-- start of Records supplied --

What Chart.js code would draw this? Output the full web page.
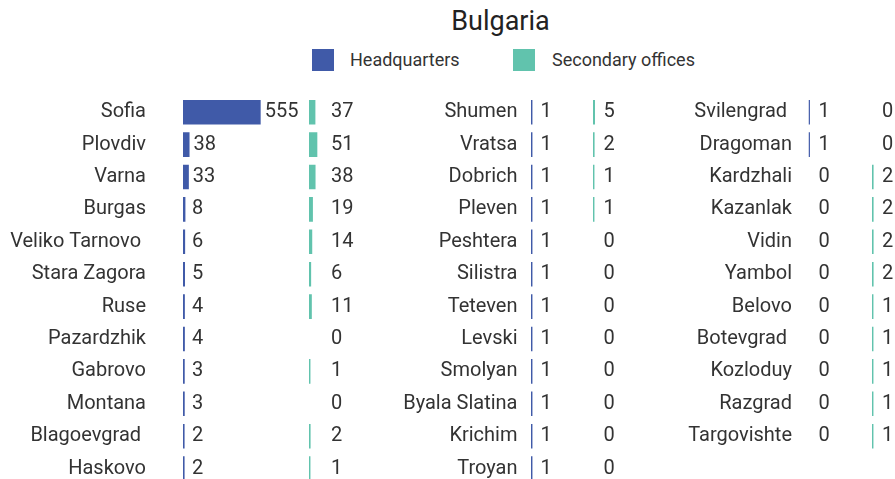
<!DOCTYPE html>
<html>
<head>
<meta charset="utf-8">
<title>Bulgaria</title>
<script src="https://cdn.jsdelivr.net/npm/chart.js@4.4.1/dist/chart.umd.min.js"></script>
<style>
  html, body { margin: 0; padding: 0; width: 895px; height: 479px; overflow: hidden; background: #fff; }
  body { position: relative; font-family: Roboto, "Noto Sans", sans-serif; }
  #title { position: absolute; left: 0; top: 8px; width: 1001px; text-align: center;
           font-size: 27px; line-height: 27px; color: #222; font-weight: 400; }
  .key { position: absolute; top: 49px; width: 22px; height: 22px; }
  .keytext { position: absolute; top: 49px; height: 22px; line-height: 22px; font-size: 18px; color: #333; white-space: nowrap; }
  canvas { position: absolute; top: 0; }
</style>
</head>
<body>
<div id="title">Bulgaria</div>
<div class="key" style="left:312px;background:#405aa8"></div>
<div class="keytext" style="left:350px">Headquarters</div>
<div class="key" style="left:513px;background:#61c3ad"></div>
<div class="keytext" style="left:552px">Secondary offices</div>

<canvas id="hq1"></canvas>
<canvas id="sec1"></canvas>
<canvas id="hq2"></canvas>
<canvas id="sec2"></canvas>
<canvas id="hq3"></canvas>
<canvas id="sec3"></canvas>

<script>
// Offices per city: headquarters and secondary offices, in three columns of cities
const citiesA = ['Sofia', 'Plovdiv', 'Varna', 'Burgas', 'Veliko Tarnovo ', 'Stara Zagora', 'Ruse',
                 'Pazardzhik', 'Gabrovo', 'Montana', 'Blagoevgrad ', 'Haskovo'];
const headquartersA = [555, 38, 33, 8, 6, 5, 4, 4, 3, 3, 2, 2];
const secondaryA    = [37, 51, 38, 19, 14, 6, 11, 0, 1, 0, 2, 1];

const citiesB = ['Shumen', 'Vratsa', 'Dobrich', 'Pleven', 'Peshtera', 'Silistra', 'Teteven',
                 'Levski', 'Smolyan', 'Byala Slatina', 'Krichim', 'Troyan'];
const headquartersB = [1, 1, 1, 1, 1, 1, 1, 1, 1, 1, 1, 1];
const secondaryB    = [5, 2, 1, 1, 0, 0, 0, 0, 0, 0, 0, 0];

const citiesC = ['Svilengrad ', 'Dragoman', 'Kardzhali', 'Kazanlak', 'Vidin', 'Yambol', 'Belovo',
                 'Botevgrad ', 'Kozloduy', 'Razgrad', 'Targovishte'];
const headquartersC = [1, 1, 0, 0, 0, 0, 0, 0, 0, 0, 0];
const secondaryC    = [0, 0, 2, 2, 2, 2, 1, 1, 1, 1, 1];

const BLUE = '#405aa8';
const GREEN = '#61c3ad';
const TEXT = '#333333';
const FONT = 'Roboto, "Noto Sans", sans-serif';

// shared geometry (canvases run past the bottom edge so the last row is cut like a scrolled table)
const CANVAS_H = 580;
const ROW_H = 32.4;
const PLOT_TOP = 96;
const PX_PER_UNIT = 0.1376;
const BAR_BASE = -9.5;      // bars start a little below zero so small counts stay visible

// value labels next to each bar
const valueLabels = {
  id: 'valueLabels',
  afterDatasetsDraw(chart, args, opts) {
    const { ctx } = chart;
    const xs = chart.scales.x, ys = chart.scales.y;
    const values = opts.values;
    ctx.save();
    ctx.font = '20px ' + FONT;
    ctx.fillStyle = TEXT;
    ctx.textAlign = 'left';
    ctx.textBaseline = 'middle';
    values.forEach((v, i) => {
      const start = xs.getPixelForValue(BAR_BASE) + opts.offset;
      const end = v > 0 ? xs.getPixelForValue(v) + 4 : 0;
      ctx.fillText(String(v), Math.max(start, end), ys.getPixelForValue(i));
    });
    ctx.restore();
  }
};

function makeChart(id, cfg) {
  const canvas = document.getElementById(id);
  canvas.width = cfg.width;
  canvas.height = CANVAS_H;
  canvas.style.left = cfg.left + 'px';
  canvas.style.width = cfg.width + 'px';
  canvas.style.height = CANVAS_H + 'px';
  const rows = cfg.labels.length;
  const plotWidth = cfg.width - cfg.axisWidth;
  return new Chart(canvas, {
    type: 'bar',
    data: {
      labels: cfg.labels,
      datasets: [{
        data: cfg.values.map(v => (v === 0 ? null : v)),
        base: BAR_BASE,
        backgroundColor: cfg.color,
        borderWidth: 0,
        categoryPercentage: 1,
        barPercentage: 0.76
      }]
    },
    options: {
      indexAxis: 'y',
      responsive: false,
      animation: false,
      events: [],
      layout: { padding: { top: PLOT_TOP, bottom: CANVAS_H - PLOT_TOP - rows * ROW_H, left: 0, right: 0 } },
      plugins: {
        legend: { display: false },
        tooltip: { enabled: false },
        title: { display: false },
        valueLabels: { values: cfg.values, offset: cfg.labelOffset }
      },
      scales: {
        x: { display: false, min: BAR_BASE, max: BAR_BASE + plotWidth / PX_PER_UNIT },
        y: {
          display: cfg.axisWidth > 0,
          grid: { display: false, drawTicks: false },
          border: { display: false },
          ticks: { padding: cfg.tickPadding || 0, autoSkip: false, color: TEXT, font: { family: FONT, size: 20 } },
          afterFit(scale) { scale.width = cfg.axisWidth; }
        }
      }
    },
    plugins: [valueLabels]
  });
}

makeChart('hq1',  { left: 0,   width: 305, axisWidth: 183,   tickPadding: 37,   labels: citiesA, values: headquartersA, color: BLUE,  labelOffset: 9 });
makeChart('sec1', { left: 309, width: 60,  axisWidth: 0,                        labels: citiesA, values: secondaryA,    color: GREEN, labelOffset: 22 });
makeChart('hq2',  { left: 380, width: 181, axisWidth: 151,   tickPadding: 13.5, labels: citiesB, values: headquartersB, color: BLUE,  labelOffset: 9.5 });
makeChart('sec2', { left: 593, width: 40,  axisWidth: 0,                        labels: citiesB, values: secondaryB,    color: GREEN, labelOffset: 10.5 });
makeChart('hq3',  { left: 670, width: 169, axisWidth: 138.5, tickPadding: 16.5, labels: citiesC, values: headquartersC, color: BLUE,  labelOffset: 10 });
makeChart('sec3', { left: 872, width: 23,  axisWidth: 0,                        labels: citiesC, values: secondaryC,    color: GREEN, labelOffset: 10 });
</script>
</body>
</html>
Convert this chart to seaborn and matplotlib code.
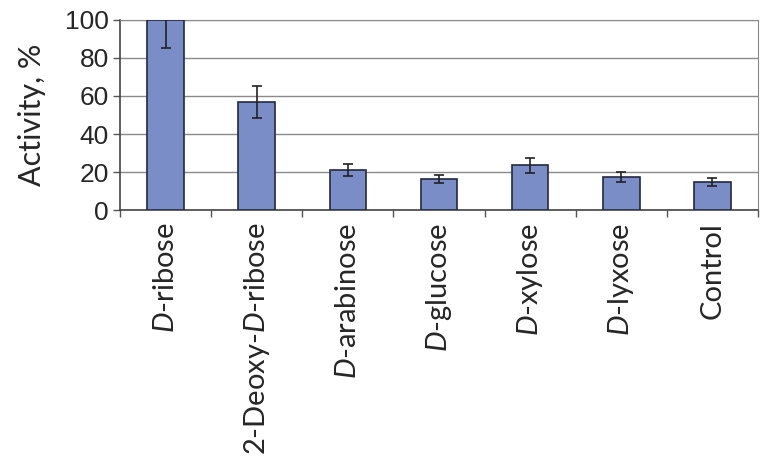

-- end of Records supplied --

Each entry gets copied exactly; the pictures stay out.

What Chart.js code would draw this? Output the full web page.
<!DOCTYPE html>
<html>
<head>
<meta charset="utf-8">
<title>Bulgaria</title>
<script src="https://cdn.jsdelivr.net/npm/chart.js@4.4.1/dist/chart.umd.min.js"></script>
<style>
  html, body { margin: 0; padding: 0; width: 895px; height: 479px; overflow: hidden; background: #fff; }
  body { position: relative; font-family: Roboto, "Noto Sans", sans-serif; }
  #title { position: absolute; left: 0; top: 8px; width: 1001px; text-align: center;
           font-size: 27px; line-height: 27px; color: #222; font-weight: 400; }
  .key { position: absolute; top: 49px; width: 22px; height: 22px; }
  .keytext { position: absolute; top: 49px; height: 22px; line-height: 22px; font-size: 18px; color: #333; white-space: nowrap; }
  canvas { position: absolute; top: 0; }
</style>
</head>
<body>
<div id="title">Bulgaria</div>
<div class="key" style="left:312px;background:#405aa8"></div>
<div class="keytext" style="left:350px">Headquarters</div>
<div class="key" style="left:513px;background:#61c3ad"></div>
<div class="keytext" style="left:552px">Secondary offices</div>

<canvas id="hq1"></canvas>
<canvas id="sec1"></canvas>
<canvas id="hq2"></canvas>
<canvas id="sec2"></canvas>
<canvas id="hq3"></canvas>
<canvas id="sec3"></canvas>

<script>
// Offices per city: headquarters and secondary offices, in three columns of cities
const citiesA = ['Sofia', 'Plovdiv', 'Varna', 'Burgas', 'Veliko Tarnovo ', 'Stara Zagora', 'Ruse',
                 'Pazardzhik', 'Gabrovo', 'Montana', 'Blagoevgrad ', 'Haskovo'];
const headquartersA = [555, 38, 33, 8, 6, 5, 4, 4, 3, 3, 2, 2];
const secondaryA    = [37, 51, 38, 19, 14, 6, 11, 0, 1, 0, 2, 1];

const citiesB = ['Shumen', 'Vratsa', 'Dobrich', 'Pleven', 'Peshtera', 'Silistra', 'Teteven',
                 'Levski', 'Smolyan', 'Byala Slatina', 'Krichim', 'Troyan'];
const headquartersB = [1, 1, 1, 1, 1, 1, 1, 1, 1, 1, 1, 1];
const secondaryB    = [5, 2, 1, 1, 0, 0, 0, 0, 0, 0, 0, 0];

const citiesC = ['Svilengrad ', 'Dragoman', 'Kardzhali', 'Kazanlak', 'Vidin', 'Yambol', 'Belovo',
                 'Botevgrad ', 'Kozloduy', 'Razgrad', 'Targovishte'];
const headquartersC = [1, 1, 0, 0, 0, 0, 0, 0, 0, 0, 0];
const secondaryC    = [0, 0, 2, 2, 2, 2, 1, 1, 1, 1, 1];

const BLUE = '#405aa8';
const GREEN = '#61c3ad';
const TEXT = '#333333';
const FONT = 'Roboto, "Noto Sans", sans-serif';

// shared geometry (canvases run past the bottom edge so the last row is cut like a scrolled table)
const CANVAS_H = 580;
const ROW_H = 32.4;
const PLOT_TOP = 96;
const PX_PER_UNIT = 0.1376;
const BAR_BASE = -9.5;      // bars start a little below zero so small counts stay visible

// value labels next to each bar
const valueLabels = {
  id: 'valueLabels',
  afterDatasetsDraw(chart, args, opts) {
    const { ctx } = chart;
    const xs = chart.scales.x, ys = chart.scales.y;
    const values = opts.values;
    ctx.save();
    ctx.font = '20px ' + FONT;
    ctx.fillStyle = TEXT;
    ctx.textAlign = 'left';
    ctx.textBaseline = 'middle';
    values.forEach((v, i) => {
      const start = xs.getPixelForValue(BAR_BASE) + opts.offset;
      const end = v > 0 ? xs.getPixelForValue(v) + 4 : 0;
      ctx.fillText(String(v), Math.max(start, end), ys.getPixelForValue(i));
    });
    ctx.restore();
  }
};

function makeChart(id, cfg) {
  const canvas = document.getElementById(id);
  canvas.width = cfg.width;
  canvas.height = CANVAS_H;
  canvas.style.left = cfg.left + 'px';
  canvas.style.width = cfg.width + 'px';
  canvas.style.height = CANVAS_H + 'px';
  const rows = cfg.labels.length;
  const plotWidth = cfg.width - cfg.axisWidth;
  return new Chart(canvas, {
    type: 'bar',
    data: {
      labels: cfg.labels,
      datasets: [{
        data: cfg.values.map(v => (v === 0 ? null : v)),
        base: BAR_BASE,
        backgroundColor: cfg.color,
        borderWidth: 0,
        categoryPercentage: 1,
        barPercentage: 0.76
      }]
    },
    options: {
      indexAxis: 'y',
      responsive: false,
      animation: false,
      events: [],
      layout: { padding: { top: PLOT_TOP, bottom: CANVAS_H - PLOT_TOP - rows * ROW_H, left: 0, right: 0 } },
      plugins: {
        legend: { display: false },
        tooltip: { enabled: false },
        title: { display: false },
        valueLabels: { values: cfg.values, offset: cfg.labelOffset }
      },
      scales: {
        x: { display: false, min: BAR_BASE, max: BAR_BASE + plotWidth / PX_PER_UNIT },
        y: {
          display: cfg.axisWidth > 0,
          grid: { display: false, drawTicks: false },
          border: { display: false },
          ticks: { padding: cfg.tickPadding || 0, autoSkip: false, color: TEXT, font: { family: FONT, size: 20 } },
          afterFit(scale) { scale.width = cfg.axisWidth; }
        }
      }
    },
    plugins: [valueLabels]
  });
}

makeChart('hq1',  { left: 0,   width: 305, axisWidth: 183,   tickPadding: 37,   labels: citiesA, values: headquartersA, color: BLUE,  labelOffset: 9 });
makeChart('sec1', { left: 309, width: 60,  axisWidth: 0,                        labels: citiesA, values: secondaryA,    color: GREEN, labelOffset: 22 });
makeChart('hq2',  { left: 380, width: 181, axisWidth: 151,   tickPadding: 13.5, labels: citiesB, values: headquartersB, color: BLUE,  labelOffset: 9.5 });
makeChart('sec2', { left: 593, width: 40,  axisWidth: 0,                        labels: citiesB, values: secondaryB,    color: GREEN, labelOffset: 10.5 });
makeChart('hq3',  { left: 670, width: 169, axisWidth: 138.5, tickPadding: 16.5, labels: citiesC, values: headquartersC, color: BLUE,  labelOffset: 10 });
makeChart('sec3', { left: 872, width: 23,  axisWidth: 0,                        labels: citiesC, values: secondaryC,    color: GREEN, labelOffset: 10 });
</script>
</body>
</html>
Convert this chart to seaborn and matplotlib code.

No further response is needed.